### Objective
Restate the material word for word and leave out anything that is a picture.

### Dataset extract

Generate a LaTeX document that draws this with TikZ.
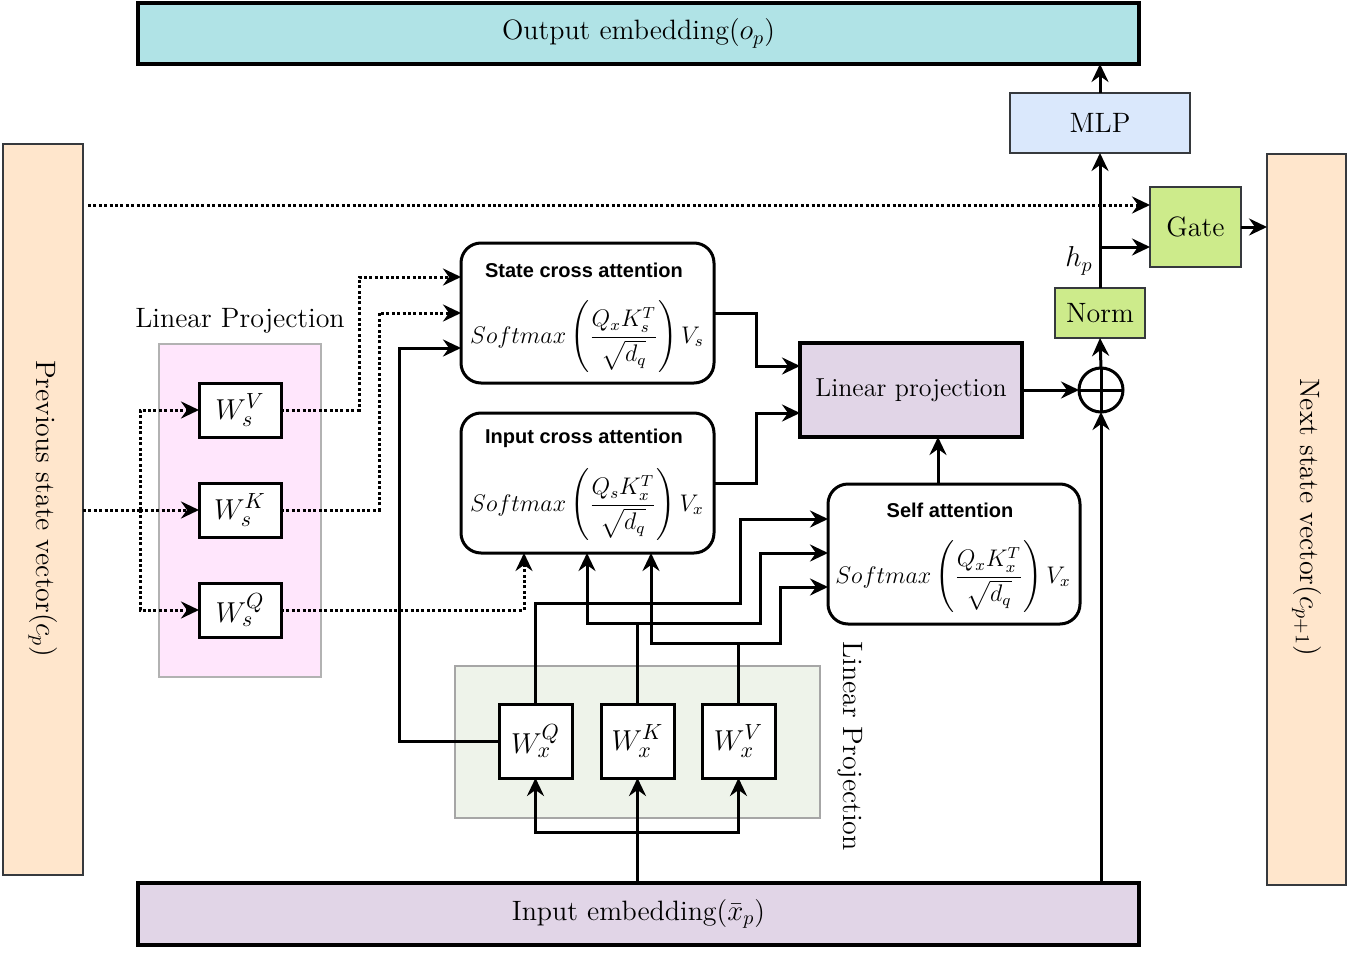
\documentclass[tikz,border=0pt]{standalone}
\usepackage{fontspec}
\usepackage{amsmath}
\newfontfamily\hfont{Liberation Sans}
\usetikzlibrary{arrows.meta,calc}
\definecolor{cyanc}{HTML}{B0E3E6}
\definecolor{bluec}{HTML}{DAE8FC}
\definecolor{peachc}{HTML}{FFE6CC}
\definecolor{greenc}{HTML}{CDEB8B}
\definecolor{purplec}{HTML}{E1D5E7}
\definecolor{pinkc}{HTML}{FFE6FC}
\definecolor{sagec}{HTML}{EEF3EA}
\definecolor{darkb}{HTML}{36393D}
\newcommand\szA{\fontsize{14}{17}\selectfont}
\newcommand\szB{\fontsize{12}{14}\selectfont}
\newcommand\szW{\fontsize{15}{18}\selectfont}
\newcommand\szT{\hfont\bfseries\fontsize{10}{12}\selectfont}
\begin{document}
\begin{tikzpicture}[x=0.5pt,y=-0.5pt,
  every node/.style={inner sep=0pt, outer sep=0pt},
  sqbox/.style={draw, line width=1.5pt, fill=white},
  rbox/.style={draw, line width=1.5pt, rounded corners=10pt, fill=white, minimum width=126.5pt, minimum height=70pt},
  arr/.style={line width=1.5pt, -{Stealth[length=9pt,width=8.5pt,inset=3pt]}},
  ln/.style={line width=1.5pt},
  dots/.style={arr, dash pattern=on 1.5pt off 1.2pt},
  dln/.style={line width=1.5pt, dash pattern=on 1.5pt off 1.2pt}]
\useasboundingbox (0,0) rectangle (1350,953);

% backgrounds
\node[draw=gray!60, line width=0.8pt, fill=pinkc, minimum width=81pt, minimum height=166.5pt] (pinkbg) at (240,510.5) {};
\node[draw=gray!70, line width=0.8pt, fill=sagec, minimum width=182.5pt, minimum height=76pt] (greenbg) at (637.5,742) {};

% big boxes
\node[draw, line width=2pt, fill=cyanc, minimum width=500.5pt, minimum height=30.5pt] (out) at (638.5,33.5) {\szA Output embedding($o_p$)};
\node[draw, line width=2pt, fill=purplec, minimum width=500.5pt, minimum height=31pt] (inp) at (638.5,914) {\szA Input embedding($\bar{x}_p$)};
\node[draw=darkb, line width=1.1pt, fill=peachc, minimum width=40pt, minimum height=365.5pt] (prev) at (43,509.5) {};
\node[rotate=-90] (prevtxt) at (43,509) {\szA Previous state vector($c_p$)};
\node[draw=darkb, line width=1.1pt, fill=peachc, minimum width=39.5pt, minimum height=365.5pt] (next) at (1306.5,519.5) {};
\node[rotate=-90] (nexttxt) at (1306.5,517) {\szA Next state vector($c_{p+1}$)};

\node[draw=darkb, line width=0.9pt, fill=bluec, minimum width=90pt, minimum height=30pt] (mlp) at (1100,123) {\szA MLP};
\node[draw=darkb, line width=1.3pt, fill=greenc, minimum width=45.5pt, minimum height=40pt] (gate) at (1195.5,227) {\szA Gate};
\node[draw=darkb, line width=1.3pt, fill=greenc, minimum width=45pt, minimum height=25pt] (norm) at (1100,313) {\szA Norm};
\node[draw, line width=1.6pt, fill=purplec, minimum width=111pt, minimum height=47pt] (lin) at (911,390) {\fontsize{13}{15}\selectfont Linear projection};
\node[draw, circle, line width=1.5pt, minimum size=22pt] (oplus) at (1101,390) {};
\draw[ln] (oplus.north) -- (oplus.south);
\draw[ln] (oplus.west) -- (oplus.east);

% attention boxes
\node[rbox] (sca) at (587.5,313) {};
\node (scat) at (584,270) {\szT State cross attention};
\node (scaf) at (587,337) {\szB $\displaystyle Softmax\left(\frac{Q_xK_s^T}{\sqrt{d_q}}\right)V_s$};
\node[rbox] (ica) at (587.5,483) {};
\node (icat) at (584,438) {\szT Input cross attention};
\node (icaf) at (587,505) {\szB $\displaystyle Softmax\left(\frac{Q_sK_x^T}{\sqrt{d_q}}\right)V_x$};
\node[rbox, minimum width=126pt] (sa) at (954,554) {};
\node (sat) at (950,510) {\szT Self attention};
\node (saf) at (953,577) {\szB $\displaystyle Softmax\left(\frac{Q_xK_x^T}{\sqrt{d_q}}\right)V_x$};

% projection boxes
\node[sqbox, minimum width=41pt, minimum height=27pt] (wsv) at (240,410) {\szW $W_s^V$};
\node[sqbox, minimum width=41pt, minimum height=27pt] (wsk) at (240,510) {\szW $W_s^K$};
\node[sqbox, minimum width=41pt, minimum height=27pt] (wsq) at (240,610) {\szW $W_s^Q$};
\node[sqbox, minimum width=36.5pt, minimum height=37pt] (wxq) at (535.5,741) {\szW $W_x^Q$};
\node[sqbox, minimum width=36.5pt, minimum height=37pt] (wxk) at (637.5,741) {\szW $W_x^K$};
\node[sqbox, minimum width=36.5pt, minimum height=37pt] (wxv) at (738.5,741) {\szW $W_x^V$};

\node (lpl) at (240,321) {\szA Linear Projection};
\node[rotate=-90] (lpr) at (850,746) {\szA Linear Projection};
\node (hplab) at (1079,261) {\szA $h_p$};

% coordinates
\coordinate (ydot) at (0,205);
\coordinate (hp) at (1100,247);
\coordinate (pv) at (140,510);
\coordinate (c524) at (524,0);
\coordinate (k1) at (587,623);
\coordinate (k2) at (760,623);
\coordinate (v1) at (651,643);
\coordinate (v2) at (780,643);
\coordinate (q1) at (740,603);
\coordinate (saout) at (938,0);
\coordinate (split) at (637.5,832);

% right column
\draw[arr] (mlp.north) -- (mlp.north |- out.south);
\draw[arr] (norm.north) -- (mlp.south);
\draw[arr] (hp) -- (hp -| gate.west);
\draw[dots] ($(prev.east |- ydot)+(5,0)$) -- (gate.west |- ydot);
\draw[arr] (gate.east) -- (gate.east -| next.west);
\draw[arr] (lin.east) -- (oplus.west);
\draw[arr] (oplus.north) -- (norm.south);
\draw[arr] (inp.north -| oplus) -- (oplus.south);
\draw[arr] (sa.north -| saout) -- (lin.south -| saout);
\draw[arr] (sca.east) -- ++(42,0) |- ($(lin.west)+(0,-24)$);
\draw[arr] (ica.east) -- ++(42,0) |- ($(lin.west)+(0,23)$);

% state projections
\draw[dln] (prev.east |- pv) -- (pv);
\draw[dots] (pv) |- (wsv.west);
\draw[dots] (pv) -- (wsk.west);
\draw[dots] (pv) |- (wsq.west);
\draw[dots] (wsv.east) -- (359,410) |- ($(sca.west)+(0,-36)$);
\draw[dots] (wsk.east) -- (379,510) |- (sca.west);
\draw[dots] (wsq.east) -| (ica.south -| c524);
\draw[arr] (wxq.west) -- (399,741) |- ($(sca.west)+(0,35)$);

% input projections
\draw[arr] (wxq.north) |- (q1) |- ($(sa.west)+(0,-35)$);
\draw[arr] (wxk.north) |- (k1) -- (ica.south -| k1);
\draw[arr] (wxk.north) |- (k2) |- ($(sa.west)+(0,-1)$);
\draw[arr] (wxv.north) |- (v1) -- (ica.south -| v1);
\draw[arr] (wxv.north) |- (v2) |- ($(sa.west)+(0,33)$);
\draw[arr] (inp.north -| split) -- (wxk.south);
\draw[arr] (split) -| (wxq.south);
\draw[arr] (split) -| (wxv.south);
\end{tikzpicture}
\end{document}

### Response below
Generate a LaTeX document that draws this with TikZ.
\documentclass[tikz,border=0pt]{standalone}
\usepackage{fontspec}
\usepackage{amsmath}
\newfontfamily\hfont{Liberation Sans}
\usetikzlibrary{arrows.meta,calc}
\definecolor{cyanc}{HTML}{B0E3E6}
\definecolor{bluec}{HTML}{DAE8FC}
\definecolor{peachc}{HTML}{FFE6CC}
\definecolor{greenc}{HTML}{CDEB8B}
\definecolor{purplec}{HTML}{E1D5E7}
\definecolor{pinkc}{HTML}{FFE6FC}
\definecolor{sagec}{HTML}{EEF3EA}
\definecolor{darkb}{HTML}{36393D}
\newcommand\szA{\fontsize{14}{17}\selectfont}
\newcommand\szB{\fontsize{12}{14}\selectfont}
\newcommand\szW{\fontsize{15}{18}\selectfont}
\newcommand\szT{\hfont\bfseries\fontsize{10}{12}\selectfont}
\begin{document}
\begin{tikzpicture}[x=0.5pt,y=-0.5pt,
  every node/.style={inner sep=0pt, outer sep=0pt},
  sqbox/.style={draw, line width=1.5pt, fill=white},
  rbox/.style={draw, line width=1.5pt, rounded corners=10pt, fill=white, minimum width=126.5pt, minimum height=70pt},
  arr/.style={line width=1.5pt, -{Stealth[length=9pt,width=8.5pt,inset=3pt]}},
  ln/.style={line width=1.5pt},
  dots/.style={arr, dash pattern=on 1.5pt off 1.2pt},
  dln/.style={line width=1.5pt, dash pattern=on 1.5pt off 1.2pt}]
\useasboundingbox (0,0) rectangle (1350,953);

% backgrounds
\node[draw=gray!60, line width=0.8pt, fill=pinkc, minimum width=81pt, minimum height=166.5pt] (pinkbg) at (240,510.5) {};
\node[draw=gray!70, line width=0.8pt, fill=sagec, minimum width=182.5pt, minimum height=76pt] (greenbg) at (637.5,742) {};

% big boxes
\node[draw, line width=2pt, fill=cyanc, minimum width=500.5pt, minimum height=30.5pt] (out) at (638.5,33.5) {\szA Output embedding($o_p$)};
\node[draw, line width=2pt, fill=purplec, minimum width=500.5pt, minimum height=31pt] (inp) at (638.5,914) {\szA Input embedding($\bar{x}_p$)};
\node[draw=darkb, line width=1.1pt, fill=peachc, minimum width=40pt, minimum height=365.5pt] (prev) at (43,509.5) {};
\node[rotate=-90] (prevtxt) at (43,509) {\szA Previous state vector($c_p$)};
\node[draw=darkb, line width=1.1pt, fill=peachc, minimum width=39.5pt, minimum height=365.5pt] (next) at (1306.5,519.5) {};
\node[rotate=-90] (nexttxt) at (1306.5,517) {\szA Next state vector($c_{p+1}$)};

\node[draw=darkb, line width=0.9pt, fill=bluec, minimum width=90pt, minimum height=30pt] (mlp) at (1100,123) {\szA MLP};
\node[draw=darkb, line width=1.3pt, fill=greenc, minimum width=45.5pt, minimum height=40pt] (gate) at (1195.5,227) {\szA Gate};
\node[draw=darkb, line width=1.3pt, fill=greenc, minimum width=45pt, minimum height=25pt] (norm) at (1100,313) {\szA Norm};
\node[draw, line width=1.6pt, fill=purplec, minimum width=111pt, minimum height=47pt] (lin) at (911,390) {\fontsize{13}{15}\selectfont Linear projection};
\node[draw, circle, line width=1.5pt, minimum size=22pt] (oplus) at (1101,390) {};
\draw[ln] (oplus.north) -- (oplus.south);
\draw[ln] (oplus.west) -- (oplus.east);

% attention boxes
\node[rbox] (sca) at (587.5,313) {};
\node (scat) at (584,270) {\szT State cross attention};
\node (scaf) at (587,337) {\szB $\displaystyle Softmax\left(\frac{Q_xK_s^T}{\sqrt{d_q}}\right)V_s$};
\node[rbox] (ica) at (587.5,483) {};
\node (icat) at (584,438) {\szT Input cross attention};
\node (icaf) at (587,505) {\szB $\displaystyle Softmax\left(\frac{Q_sK_x^T}{\sqrt{d_q}}\right)V_x$};
\node[rbox, minimum width=126pt] (sa) at (954,554) {};
\node (sat) at (950,510) {\szT Self attention};
\node (saf) at (953,577) {\szB $\displaystyle Softmax\left(\frac{Q_xK_x^T}{\sqrt{d_q}}\right)V_x$};

% projection boxes
\node[sqbox, minimum width=41pt, minimum height=27pt] (wsv) at (240,410) {\szW $W_s^V$};
\node[sqbox, minimum width=41pt, minimum height=27pt] (wsk) at (240,510) {\szW $W_s^K$};
\node[sqbox, minimum width=41pt, minimum height=27pt] (wsq) at (240,610) {\szW $W_s^Q$};
\node[sqbox, minimum width=36.5pt, minimum height=37pt] (wxq) at (535.5,741) {\szW $W_x^Q$};
\node[sqbox, minimum width=36.5pt, minimum height=37pt] (wxk) at (637.5,741) {\szW $W_x^K$};
\node[sqbox, minimum width=36.5pt, minimum height=37pt] (wxv) at (738.5,741) {\szW $W_x^V$};

\node (lpl) at (240,321) {\szA Linear Projection};
\node[rotate=-90] (lpr) at (850,746) {\szA Linear Projection};
\node (hplab) at (1079,261) {\szA $h_p$};

% coordinates
\coordinate (ydot) at (0,205);
\coordinate (hp) at (1100,247);
\coordinate (pv) at (140,510);
\coordinate (c524) at (524,0);
\coordinate (k1) at (587,623);
\coordinate (k2) at (760,623);
\coordinate (v1) at (651,643);
\coordinate (v2) at (780,643);
\coordinate (q1) at (740,603);
\coordinate (saout) at (938,0);
\coordinate (split) at (637.5,832);

% right column
\draw[arr] (mlp.north) -- (mlp.north |- out.south);
\draw[arr] (norm.north) -- (mlp.south);
\draw[arr] (hp) -- (hp -| gate.west);
\draw[dots] ($(prev.east |- ydot)+(5,0)$) -- (gate.west |- ydot);
\draw[arr] (gate.east) -- (gate.east -| next.west);
\draw[arr] (lin.east) -- (oplus.west);
\draw[arr] (oplus.north) -- (norm.south);
\draw[arr] (inp.north -| oplus) -- (oplus.south);
\draw[arr] (sa.north -| saout) -- (lin.south -| saout);
\draw[arr] (sca.east) -- ++(42,0) |- ($(lin.west)+(0,-24)$);
\draw[arr] (ica.east) -- ++(42,0) |- ($(lin.west)+(0,23)$);

% state projections
\draw[dln] (prev.east |- pv) -- (pv);
\draw[dots] (pv) |- (wsv.west);
\draw[dots] (pv) -- (wsk.west);
\draw[dots] (pv) |- (wsq.west);
\draw[dots] (wsv.east) -- (359,410) |- ($(sca.west)+(0,-36)$);
\draw[dots] (wsk.east) -- (379,510) |- (sca.west);
\draw[dots] (wsq.east) -| (ica.south -| c524);
\draw[arr] (wxq.west) -- (399,741) |- ($(sca.west)+(0,35)$);

% input projections
\draw[arr] (wxq.north) |- (q1) |- ($(sa.west)+(0,-35)$);
\draw[arr] (wxk.north) |- (k1) -- (ica.south -| k1);
\draw[arr] (wxk.north) |- (k2) |- ($(sa.west)+(0,-1)$);
\draw[arr] (wxv.north) |- (v1) -- (ica.south -| v1);
\draw[arr] (wxv.north) |- (v2) |- ($(sa.west)+(0,33)$);
\draw[arr] (inp.north -| split) -- (wxk.south);
\draw[arr] (split) -| (wxq.south);
\draw[arr] (split) -| (wxv.south);
\end{tikzpicture}
\end{document}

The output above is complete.